Those of you who eagerly downloaded the final version of Internet Explorer 9 earlier today and raced off to play some royalty-free WebM video would have been disappointed - until now.
In a tongue-in-cheek post spotted by Google Operating System earlier today, the search engine giant announced a free WebM plug-in for Microsoft's flagship browser.
''They said elephants couldn't ride flying dolphins. They said that one of the world's most popular browsers couldn't play WebM video in HTML5. They were wrong,'' it said. While the plug-in is labeled a technology preview, playing WebM videos on YouTube worked well, albeit without fullscreen support.
First released as a developer preview last year, WebM is an open, royalty-free media file format designed for the web.
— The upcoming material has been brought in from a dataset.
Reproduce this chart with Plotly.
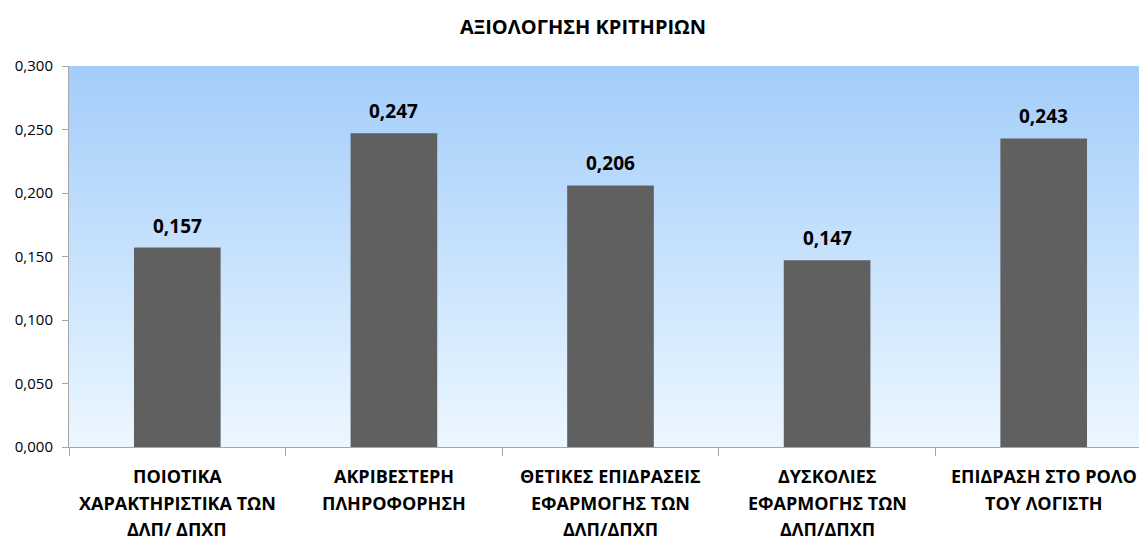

Sponsored by big names including Mozilla, Opera, AMD, Nvidia and Oracle, WebM uses the VP8 video codec and Vorbis audio streams in a container based on Matroska. The WebM project releases its work under a BSD license and all users are granted a worldwide, non-exclusive, no-charge, royalty-free patent license.
Microsoft had previously indicated it would support both H.264 and VP8 video in IE9, though it would be up to the user to install the required VP8 codec. Firefox 4, which recently hit the Release Candidate stage, includes the ability to play WebM video, as does Google Chrome 10.